Producer Andrew Collier of Minor Entertainment, who has previously worked on stage adaptations of TV hits such as Pepper Pig and Lazy Town, believes In the Night Garden Live offers something new for parent and toddler alike. "This is the first time a show like this has been done in a touring structure. You cannot do what we have done in a conventional theatre where you are constrained," he said. "Working out how to do it in this fashion was the eureka moment.
"Not only does it work better as a theatrical experience than in a Victorian theatre where the loos are at the wrong height and the seats are designed for adults but it makes it a better experience for families as well."
In the Night Garden grew out of a collaboration between former schoolteacher Anne Wood and children's performer Andy Davenport. The pair revolutionised children's broadcasting in 1997 with the Teletubbies by directly focusing on the needs of toddlers. It was controversial and became caught up with the burgeoning debate over the alleged harmful effects of television on children. It was a massive success, and Laa-Laa, Tinky Winky and friends became instantly recognisable symbols of the decade.
The pair adopted similar tactics for their long-awaited follow up, investing £14.5m in the project – around half the entire amount spent by British commercial broadcasters on children's programming that year. The 2006 Ofcom ban on junk food advertising during kids' shows was blamed for leaving a £39m hole in production budgets. Soon after its launch in the CBeebies primetime bedtime slot, In the Night Garden was drawing audiences of 500,000. When it was moved to a daytime position there was an immediate revolt with angry letters and online petitions demanding its reinstatement.
Andrew Collier believes the reason the show has been successful is because it sees things in the same way as its target audience: "It engages children because it relates to the world in the same way they do. A lot of the show is about the relationship between scale and space and children are fascinated about getting inside things and seeing how they work."
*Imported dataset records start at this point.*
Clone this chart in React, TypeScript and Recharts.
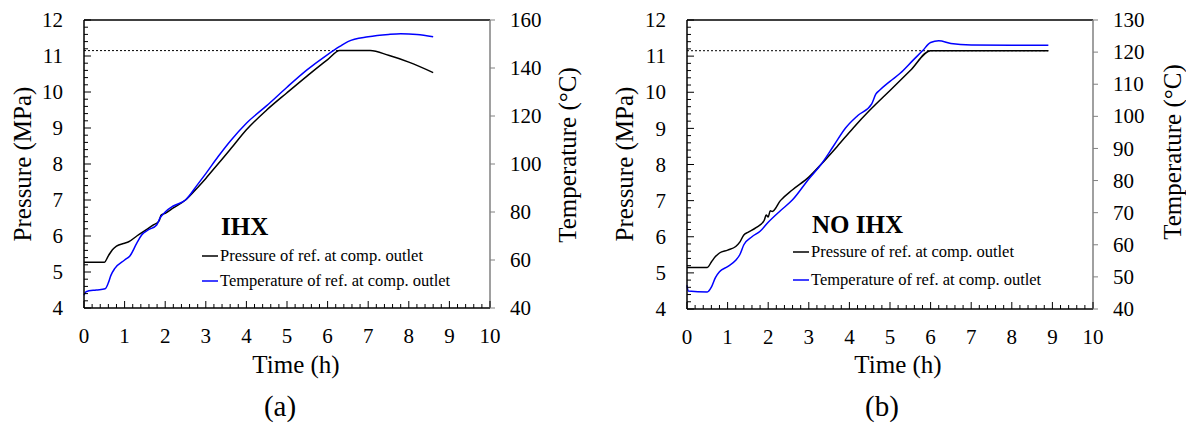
import { ComposedChart, Line, XAxis, YAxis, ReferenceLine, Legend } from "recharts"

const FONT = '"Liberation Serif", "Times New Roman", serif'

// shared axis ticks
const timeTicks = [0, 1, 2, 3, 4, 5, 6, 7, 8, 9, 10]
const pressureTicks = [4, 5, 6, 7, 8, 9, 10, 11, 12]
const tempTicksA = [40, 60, 80, 100, 120, 140, 160]
const tempTicksB = [40, 50, 60, 70, 80, 90, 100, 110, 120, 130]
const setPressure = 11.15

// (a) IHX
const aPressTime = [0, 0.5, 0.6, 0.7, 0.8, 1.0, 1.1, 1.3, 1.5, 1.7, 1.85, 1.9, 2.0, 2.2, 2.5, 2.8, 3.0, 3.3, 3.6, 4.0, 4.5, 5.0, 5.5, 6.0, 6.3, 7.05, 7.5, 8.0, 8.6]
const aPress = [5.27, 5.27, 5.45, 5.62, 5.72, 5.8, 5.84, 6.0, 6.15, 6.3, 6.42, 6.58, 6.63, 6.78, 7.0, 7.35, 7.6, 8.0, 8.4, 8.95, 9.5, 9.98, 10.45, 10.9, 11.15, 11.15, 11.02, 10.83, 10.54]
const aTempTime = [0, 0.05, 0.3, 0.52, 0.6, 0.66, 0.76, 1.0, 1.13, 1.3, 1.42, 1.58, 1.79, 1.87, 2.0, 2.2, 2.5, 2.8, 3.0, 3.3, 3.6, 4.0, 4.5, 5.0, 5.5, 6.0, 6.3, 6.5, 7.0, 7.5, 7.8, 8.2, 8.6]
const aTemp = [45.3, 46.8, 47.5, 48, 50.5, 53.5, 56.5, 60, 61.7, 67, 70.4, 72.5, 74.6, 77.4, 80, 82.5, 85, 91.5, 96, 103, 109.5, 117, 124.3, 132, 139.3, 145.6, 149, 151, 153, 154, 154.3, 154, 153]

// (b) NO IHX
const bPressTime = [0, 0.5, 0.6, 0.7, 0.8, 1.0, 1.2, 1.3, 1.4, 1.5, 1.7, 1.9, 1.95, 2.0, 2.05, 2.1, 2.3, 2.6, 3.0, 3.3, 3.7, 4.1, 4.5, 5.0, 5.5, 6.0, 7.0, 8.0, 8.9]
const bPress = [5.15, 5.15, 5.3, 5.45, 5.55, 5.63, 5.73, 5.85, 6.05, 6.12, 6.25, 6.45, 6.6, 6.55, 6.72, 6.7, 7.0, 7.3, 7.65, 8.0, 8.5, 9.02, 9.5, 10.05, 10.6, 11.15, 11.15, 11.15, 11.15]
const bTempTime = [0, 0.03, 0.5, 0.6, 0.7, 0.8, 1.0, 1.2, 1.3, 1.4, 1.6, 1.8, 2.0, 2.3, 2.6, 3.0, 3.3, 3.6, 3.9, 4.2, 4.55, 4.65, 4.75, 5.0, 5.25, 5.57, 5.8, 6.0, 6.2, 6.5, 7.0, 8.0, 8.9]
const bTemp = [47.4, 45.6, 45.3, 46.8, 49.8, 51.6, 53.2, 55.2, 56.9, 60, 62.5, 64.2, 67, 70.6, 74, 80.5, 85, 90.6, 96.3, 100.2, 103.9, 106.9, 108.2, 110.9, 113.4, 117.5, 120.4, 123, 123.5, 122.7, 122.2, 122.1, 122.1]

const W = 593
const H = 425

const withMinor = (major: number[], parts: number) => {
  const out: number[] = []
  major.forEach((v, i) => {
    out.push(v)
    const next = major[i + 1]
    if (next === undefined) return
    for (let k = 1; k < parts; k++) out.push(+(v + ((next - v) * k) / parts).toFixed(4))
  })
  return out
}
const isMajor = (v: number, major: number[]) => major.some((m) => Math.abs(m - v) < 1e-6)
const toRows = (ts: number[], vs: number[]) => ts.map((t, i) => ({ t, v: vs[i] }))

const txt = { fontFamily: FONT, fill: "#000" }

const LeftTick = ({ x, y, payload }: any) => {
  const major = isMajor(payload.value, pressureTicks)
  return (
    <g>
      <line x1={x} x2={x + (major ? 7 : 4)} y1={y} y2={y} stroke="#000" />
      {major && (
        <text x={x - 21} y={y} dy="0.34em" textAnchor="end" fontSize={21} {...txt}>
          {payload.value}
        </text>
      )}
    </g>
  )
}

const BottomTick = ({ x, y, payload }: any) => {
  const major = isMajor(payload.value, timeTicks)
  return (
    <g>
      <line x1={x} x2={x} y1={y} y2={y - (major ? 7 : 4)} stroke="#000" />
      {major && (
        <text x={x} y={y + 35} textAnchor="middle" fontSize={21} {...txt}>
          {payload.value}
        </text>
      )}
    </g>
  )
}

const RightTick = ({ x, y, payload }: any) => (
  <g>
    <line x1={x} x2={x + 5} y1={y} y2={y} stroke="#808080" />
    <text x={x + 20} y={y} dy="0.34em" textAnchor="start" fontSize={21} {...txt}>
      {payload.value}
    </text>
  </g>
)

type PanelProps = {
  plotLeft: number
  plotRight: number
  plotBottom: number
  pressTime: number[]
  press: number[]
  tempTime: number[]
  temp: number[]
  tempTicks: number[]
  plateauEnd: number
  tag: string
  title: string
  pressTitleX: number
  tempTitleX: number
  tempTitleY: number
  timeTitleX: number
  tagX: number
  legendX: number
  titleY: number
  rowY: number[]
}

const Panel = (p: PanelProps) => {
  const pressRows = toRows(p.pressTime, p.press)
  const tempRows = toRows(p.tempTime, p.temp)
  return (
    <ComposedChart
      width={W}
      height={H}
      margin={{ top: 20, right: 0, bottom: 0, left: 0 }}
      style={{ fontFamily: FONT }}
    >
      <XAxis
        xAxisId="x"
        dataKey="t"
        type="number"
        domain={[0, 10]}
        ticks={withMinor(timeTicks, 5)}
        interval={0}
        height={H - p.plotBottom}
        tickSize={0}
        tickMargin={0}
        tickLine={false}
        tick={<BottomTick />}
        axisLine={{ stroke: "#000", strokeWidth: 1.5 }}
        label={{
          content: () => (
            <g>
              <text x={p.timeTitleX} y={373} textAnchor="middle" fontSize={25} {...txt}>
                Time (h)
              </text>
              <text x={p.tagX} y={416} textAnchor="middle" fontSize={29} {...txt}>
                {p.tag}
              </text>
            </g>
          ),
        }}
      />
      <YAxis
        yAxisId="p"
        orientation="left"
        type="number"
        domain={[4, 12]}
        ticks={withMinor(pressureTicks, 5)}
        interval={0}
        width={p.plotLeft}
        tickSize={0}
        tickMargin={0}
        tickLine={false}
        tick={<LeftTick />}
        axisLine={{ stroke: "#000", strokeWidth: 1.5 }}
        label={{
          content: () => (
            <text
              x={p.pressTitleX}
              y={164}
              textAnchor="middle"
              dominantBaseline="central"
              fontSize={25}
              transform={`rotate(-90 ${p.pressTitleX} 164)`}
              {...txt}
            >
              Pressure (MPa)
            </text>
          ),
        }}
      />
      <YAxis
        yAxisId="t"
        orientation="right"
        type="number"
        domain={[p.tempTicks[0], p.tempTicks[p.tempTicks.length - 1]]}
        ticks={p.tempTicks}
        interval={0}
        width={W - p.plotRight}
        tickSize={0}
        tickMargin={0}
        tickLine={false}
        tick={<RightTick />}
        axisLine={{ stroke: "#808080", strokeWidth: 1.5 }}
        label={{
          content: () => (
            <text
              x={p.tempTitleX}
              y={p.tempTitleY}
              textAnchor="middle"
              dominantBaseline="central"
              fontSize={25}
              transform={`rotate(-90 ${p.tempTitleX} ${p.tempTitleY})`}
              {...txt}
            >
              Temperature (°C)
            </text>
          ),
        }}
      />
      <ReferenceLine xAxisId="x" yAxisId="p" y={12} stroke="#000" strokeWidth={1.5} />
      <ReferenceLine
        xAxisId="x"
        yAxisId="p"
        segment={[
          { x: 0, y: setPressure },
          { x: p.plateauEnd, y: setPressure },
        ]}
        stroke="#000"
        strokeWidth={1}
        strokeDasharray="2 2"
      />
      <Line
        xAxisId="x"
        yAxisId="p"
        data={pressRows}
        dataKey="v"
        name="Pressure of ref. at comp. outlet"
        type="monotone"
        stroke="#000"
        strokeWidth={1.5}
        dot={false}
        isAnimationActive={false}
      />
      <Line
        xAxisId="x"
        yAxisId="t"
        data={tempRows}
        dataKey="v"
        name="Temperature of ref. at comp. outlet"
        type="monotone"
        stroke="#0000ff"
        strokeWidth={1.5}
        dot={false}
        isAnimationActive={false}
      />
      <Legend
        layout="horizontal"
        verticalAlign="middle"
        align="center"
        wrapperStyle={{ left: 0, top: 0, width: W, height: H, pointerEvents: "none" }}
        content={({ payload }: any) => (
          <svg width={W} height={H} style={{ position: "absolute", left: 0, top: 0 }}>
            <text x={p.legendX + 19} y={p.titleY} fontSize={25} fontWeight="bold" {...txt}>
              {p.title}
            </text>
            {(payload ?? []).map((e: any, i: number) => (
              <g key={e.value}>
                <line
                  x1={p.legendX}
                  x2={p.legendX + 16}
                  y1={p.rowY[i]}
                  y2={p.rowY[i]}
                  stroke={e.color}
                  strokeWidth={1.5}
                />
                <text x={p.legendX + 18} y={p.rowY[i]} dy="0.3em" fontSize={16.5} {...txt}>
                  {e.value}
                </text>
              </g>
            ))}
          </svg>
        )}
      />
    </ComposedChart>
  )
}

export default function App() {
  return (
    <div style={{ position: "absolute", left: 0, top: 0, width: 1186, height: 425, background: "#fff" }}>
      <div style={{ position: "absolute", left: 0, top: 0 }}>
        <Panel
          plotLeft={84}
          plotRight={490}
          plotBottom={308}
          pressTime={aPressTime}
          press={aPress}
          tempTime={aTempTime}
          temp={aTemp}
          tempTicks={tempTicksA}
          plateauEnd={6.3}
          tag="(a)"
          title="IHX"
          pressTitleX={22}
          tempTitleX={567}
          tempTitleY={155}
          timeTitleX={296}
          tagX={280}
          legendX={202}
          titleY={235}
          rowY={[256, 281]}
        />
      </div>
      <div style={{ position: "absolute", left: 593, top: 0 }}>
        <Panel
          plotLeft={94}
          plotRight={500}
          plotBottom={309}
          pressTime={bPressTime}
          press={bPress}
          tempTime={bTempTime}
          temp={bTemp}
          tempTicks={tempTicksB}
          plateauEnd={8.9}
          tag="(b)"
          title="NO IHX"
          pressTitleX={31}
          tempTitleX={579}
          tempTitleY={152}
          timeTitleX={305}
          tagX={289}
          legendX={200}
          titleY={233}
          rowY={[252, 280]}
        />
      </div>
    </div>
  )
}
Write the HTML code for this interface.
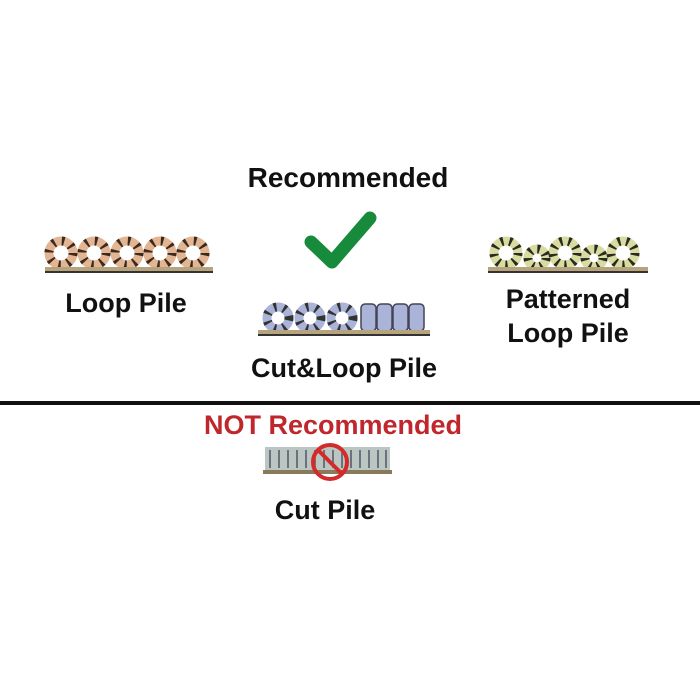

Success will be measured by whether children take to the show as they have on screen. Yesterday, 20-month-old Isaac Hill gurgled appreciatively after meeting the cast and sneaking a ride in the Ninky Nonk – the train which punctuates most episodes with a runaway journey up and down the garden's trees. His grandmother Angela Birkenhead said adults could get something out of the show too: "We watch it alongside the children and we see them become transfixed by what they see. So we enjoy it too because we are looking through their eyes."